== Listing ==

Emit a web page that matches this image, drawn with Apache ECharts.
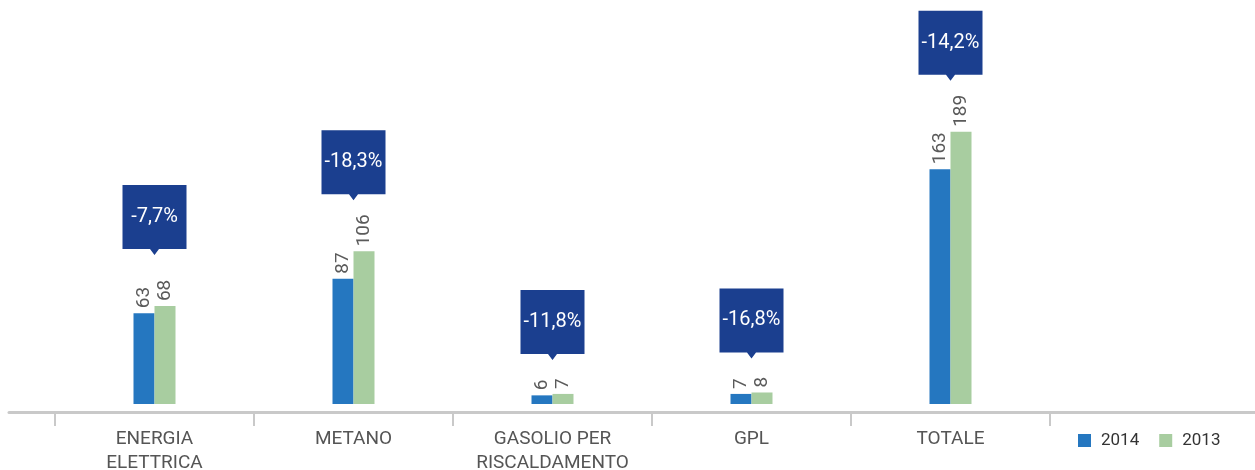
<!DOCTYPE html>
<html lang="it">
<head>
    <meta charset="UTF-8">
    <title>Consumi</title>
    <style>
        html, body { margin: 0; padding: 0; background: #fff; }
    </style>
</head>
<body>
<div id="main" style="width: 1255px; height: 470px;"></div>

<script src="https://cdn.jsdelivr.net/npm/echarts@6/dist/echarts.min.js"></script>
<script type="text/javascript">
    var categories = ['ENERGIA\nELETTRICA', 'METANO', 'GASOLIO PER\nRISCALDAMENTO', 'GPL', 'TOTALE'];
    var values2014 = [63, 87, 6, 7, 163];
    var values2013 = [68, 106, 7, 8, 189];
    var changes = ['-7,7%', '-18,3%', '-11,8%', '-16,8%', '-14,2%'];

    var FONT = 'Roboto, sans-serif';
    var BLUE = '#2577c0';
    var GREEN = '#a8cda0';
    var NAVY = '#1b3f8f';
    var AXIS = '#c9c9c9';

    // callout box sits on the higher bar of each pair, lifted above its value label
    var callouts = categories.map(function (c, i) {
        var top = Math.max(values2014[i], values2013[i]);
        var lift = String(top).length === 1 ? 34 : 51;
        return {
            value: [i, top],
            symbolOffset: [0, -(lift + 35)],
            label: { formatter: changes[i] }
        };
    });

    var barLabel = {
        show: true,
        position: 'top',
        rotate: 90,
        align: 'left',
        verticalAlign: 'middle',
        distance: 5,
        color: '#5a5a5a',
        fontSize: 19,
        fontFamily: FONT
    };

    var myChart = echarts.init(document.getElementById('main'));
    var option = {
        animation: false,
        legend: {
            data: ['2014', '2013'],
            left: 1073,
            top: 427,
            icon: 'rect',
            itemWidth: 13,
            itemHeight: 13,
            itemGap: 20,
            textStyle: { color: '#333', fontSize: 17, fontFamily: FONT, padding: [0, 0, 0, 5] }
        },
        grid: [
            { left: 55, right: 205, top: 116, bottom: 66, outerBoundsMode: 'none' },
            { left: 9, right: 0, top: 116, bottom: 66, outerBoundsMode: 'none' }
        ],
        xAxis: [
            {
                type: 'category',
                gridIndex: 0,
                data: categories,
                offset: 8,
                axisLine: { onZero: false, lineStyle: { color: AXIS, width: 3 } },
                axisTick: { show: true, interval: 0, length: 14, lineStyle: { color: AXIS, width: 2 } },
                axisLabel: {
                    interval: 0,
                    margin: 15,
                    color: '#555',
                    fontSize: 19,
                    lineHeight: 24,
                    fontFamily: FONT
                }
            },
            {
                type: 'value',
                gridIndex: 1,
                min: 0,
                max: 1,
                offset: 8,
                axisLine: { show: true, onZero: false, lineStyle: { color: AXIS, width: 3 } },
                axisTick: { show: false },
                axisLabel: { show: false },
                splitLine: { show: false }
            }
        ],
        yAxis: [
            { type: 'value', gridIndex: 0, min: 0, max: 200, show: false, splitLine: { show: false } },
            { type: 'value', gridIndex: 1, show: false, splitLine: { show: false } }
        ],
        series: [
            {
                name: '2014',
                type: 'bar',
                data: values2014,
                barWidth: 21,
                barGap: '0%',
                itemStyle: { color: BLUE },
                label: barLabel
            },
            {
                name: '2013',
                type: 'bar',
                data: values2013,
                barWidth: 21,
                itemStyle: { color: GREEN },
                label: barLabel
            },
            {
                name: 'variazione',
                type: 'scatter',
                clip: false,
                data: callouts,
                symbol: 'path://M0,0 H64 V64 H36.5 L32,70 L27.5,64 H0 Z',
                symbolSize: [64, 70],
                itemStyle: { color: NAVY, opacity: 1 },
                label: {
                    show: true,
                    position: 'inside',
                    offset: [0, -3],
                    color: '#fff',
                    fontSize: 20,
                    fontFamily: FONT
                },
                emphasis: { disabled: true },
                z: 5
            }
        ]
    };
    myChart.setOption(option);
</script>
</body>
</html>
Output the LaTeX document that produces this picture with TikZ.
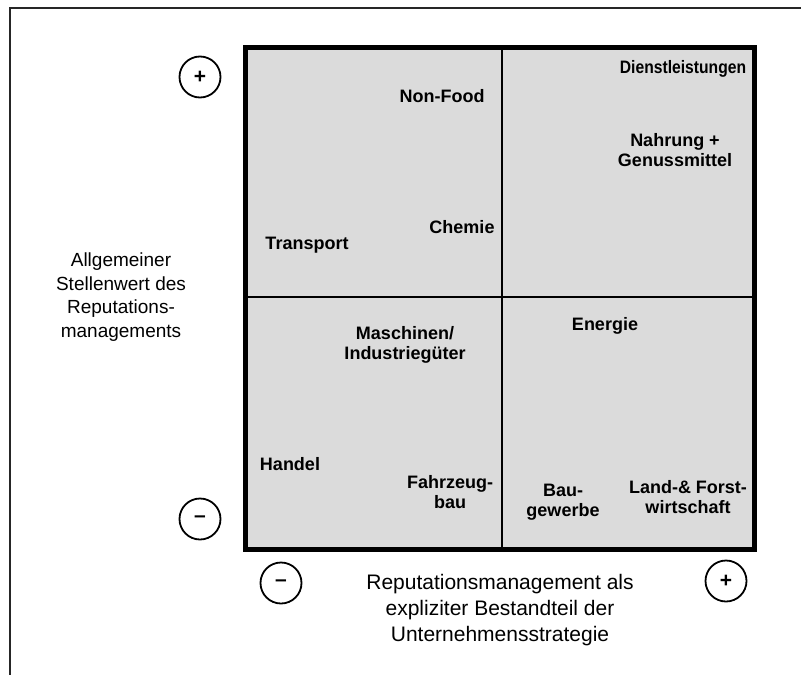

===

### Your objective
Images in the data above are to be skipped. Retype all other material exactly.

### Task solution
Emit a web page that matches this image, drawn with Apache ECharts.
<!DOCTYPE html>
<html lang="it">
<head>
    <meta charset="UTF-8">
    <title>Consumi</title>
    <style>
        html, body { margin: 0; padding: 0; background: #fff; }
    </style>
</head>
<body>
<div id="main" style="width: 1255px; height: 470px;"></div>

<script src="https://cdn.jsdelivr.net/npm/echarts@6/dist/echarts.min.js"></script>
<script type="text/javascript">
    var categories = ['ENERGIA\nELETTRICA', 'METANO', 'GASOLIO PER\nRISCALDAMENTO', 'GPL', 'TOTALE'];
    var values2014 = [63, 87, 6, 7, 163];
    var values2013 = [68, 106, 7, 8, 189];
    var changes = ['-7,7%', '-18,3%', '-11,8%', '-16,8%', '-14,2%'];

    var FONT = 'Roboto, sans-serif';
    var BLUE = '#2577c0';
    var GREEN = '#a8cda0';
    var NAVY = '#1b3f8f';
    var AXIS = '#c9c9c9';

    // callout box sits on the higher bar of each pair, lifted above its value label
    var callouts = categories.map(function (c, i) {
        var top = Math.max(values2014[i], values2013[i]);
        var lift = String(top).length === 1 ? 34 : 51;
        return {
            value: [i, top],
            symbolOffset: [0, -(lift + 35)],
            label: { formatter: changes[i] }
        };
    });

    var barLabel = {
        show: true,
        position: 'top',
        rotate: 90,
        align: 'left',
        verticalAlign: 'middle',
        distance: 5,
        color: '#5a5a5a',
        fontSize: 19,
        fontFamily: FONT
    };

    var myChart = echarts.init(document.getElementById('main'));
    var option = {
        animation: false,
        legend: {
            data: ['2014', '2013'],
            left: 1073,
            top: 427,
            icon: 'rect',
            itemWidth: 13,
            itemHeight: 13,
            itemGap: 20,
            textStyle: { color: '#333', fontSize: 17, fontFamily: FONT, padding: [0, 0, 0, 5] }
        },
        grid: [
            { left: 55, right: 205, top: 116, bottom: 66, outerBoundsMode: 'none' },
            { left: 9, right: 0, top: 116, bottom: 66, outerBoundsMode: 'none' }
        ],
        xAxis: [
            {
                type: 'category',
                gridIndex: 0,
                data: categories,
                offset: 8,
                axisLine: { onZero: false, lineStyle: { color: AXIS, width: 3 } },
                axisTick: { show: true, interval: 0, length: 14, lineStyle: { color: AXIS, width: 2 } },
                axisLabel: {
                    interval: 0,
                    margin: 15,
                    color: '#555',
                    fontSize: 19,
                    lineHeight: 24,
                    fontFamily: FONT
                }
            },
            {
                type: 'value',
                gridIndex: 1,
                min: 0,
                max: 1,
                offset: 8,
                axisLine: { show: true, onZero: false, lineStyle: { color: AXIS, width: 3 } },
                axisTick: { show: false },
                axisLabel: { show: false },
                splitLine: { show: false }
            }
        ],
        yAxis: [
            { type: 'value', gridIndex: 0, min: 0, max: 200, show: false, splitLine: { show: false } },
            { type: 'value', gridIndex: 1, show: false, splitLine: { show: false } }
        ],
        series: [
            {
                name: '2014',
                type: 'bar',
                data: values2014,
                barWidth: 21,
                barGap: '0%',
                itemStyle: { color: BLUE },
                label: barLabel
            },
            {
                name: '2013',
                type: 'bar',
                data: values2013,
                barWidth: 21,
                itemStyle: { color: GREEN },
                label: barLabel
            },
            {
                name: 'variazione',
                type: 'scatter',
                clip: false,
                data: callouts,
                symbol: 'path://M0,0 H64 V64 H36.5 L32,70 L27.5,64 H0 Z',
                symbolSize: [64, 70],
                itemStyle: { color: NAVY, opacity: 1 },
                label: {
                    show: true,
                    position: 'inside',
                    offset: [0, -3],
                    color: '#fff',
                    fontSize: 20,
                    fontFamily: FONT
                },
                emphasis: { disabled: true },
                z: 5
            }
        ]
    };
    myChart.setOption(option);
</script>
</body>
</html>
Output the LaTeX document that produces this picture with TikZ.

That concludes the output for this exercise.